Currently, Europe is witnessing seemingly unprecedented population mobility, a phenomenon that requires objective analysis and proper historical contexualisation. One of its main consequences is that it brings to light anew the challenges of multi-ethnical and multi-confessional coexistence. Being part of a particular ethnic or religious community, regardless if it consciously assumed or simply inherited, is a critical element of human identity. In a multi-ethnic and multi-confessional area, this essential feature of affinity, often under the influence of historical and political factors, may lead to adversative and antagonistic references to the “other”.
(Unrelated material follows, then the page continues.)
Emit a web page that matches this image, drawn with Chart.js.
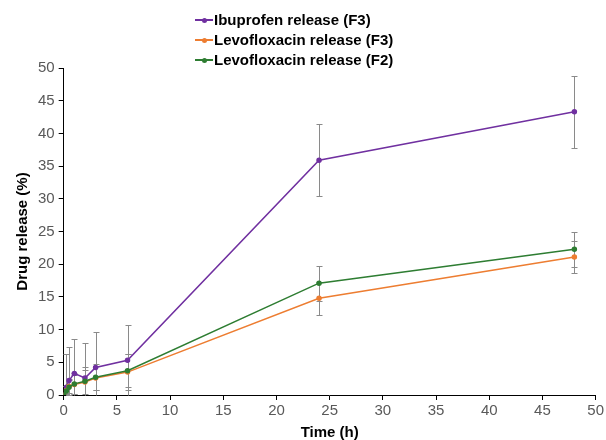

This is the case of Transylvania, a distinct region of present-day Romania. Since the Middle Ages, other ethnic groups have settled in this territory, next to the native Romanians: Hungarians, Germans, Jews, Armenians, Serbs, Slovaks, Gypsies and others. The presence of these minorities among Romanians has not been unitary either chronologically (they arrived at different points in time) or demographically (some of them, like the Hungarians or the Germans, settled in greater numbers than others – the Serbs or the Slovaks). This map conferred this area a multi-ethnic and multi-confessional character. Thus, Transylvania had for centuries a population consisting of three dominant ethnicities (Romanians, Hungarians, Germans) and six confessions: Orthodox, Greek-Catholic, Protestant, Roman-Catholic, Evangelical and Jewish. Transylvania comprises several historical provinces: historical Transylvania or Erdely, Banat, Crișana and Maramureș. These territories were conquered in the eleventh and thirteen centuries by the Kingdom of...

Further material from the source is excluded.